While there are similarities between New York and Illinois, including the owner of the effected nuclear plants and the zero-emission credit mechanism proposed to keep them profitable, there are also important differences.

Among them, the decisionmakers. In New York, Democratic Gov. Andrew Cuomo’s CES was approved by the four-member Public Service Commission, three of whom were appointed by the two-term Democratic governor.

In Illinois, by contrast, an energy bill will require legislative approval. And while the debate has so far centered on the tension between the renewable energy industry and Exelon, other political interests have made their voices heard.

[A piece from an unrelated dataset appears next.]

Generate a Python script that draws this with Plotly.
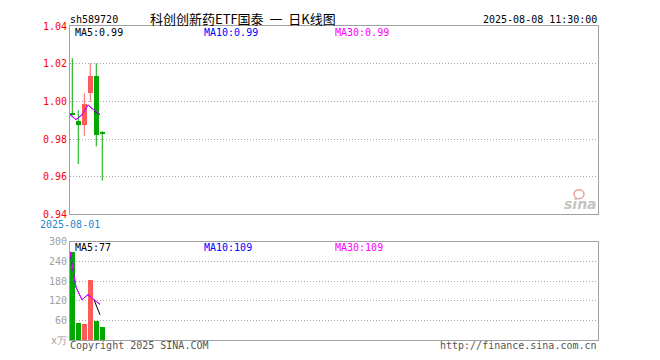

The coal industry, which employs more than 3,000 people in downstate Illinois, faces its own threats because of pressure from natural gas and stricter environmental regulations. The Illinois Coal Association has opposed the Exelon bill.

The same for big industrial energy consumers and Illinois Attorney General Lisa Madigan, who continued to refer to the Exelon legislation as a "bailout."

A spokeswoman for Madigan confirmed in an email that her position hasn’t changed.

David Kolata, executive director of the Chicago-based Citizens Utility Board, a watchdog group and Clean Jobs Coalition member, said Illinois should remain focused on finding the least-cost solution to meet its energy needs while cutting carbon emissions and creating jobs.

"Is it least cost to keep [the nuclear plants] around or is it cheaper to replace them?" he said.

Kolata said the Illinois Commerce Commission could play a key role in that question by conducting a formal proceeding with testimony and cross-examination.

"I think there’s been substantial progress to try to find a pathway that would meet the goals of the Clean Jobs Coalition," he said. "We’ll have to wait and see how that pans out."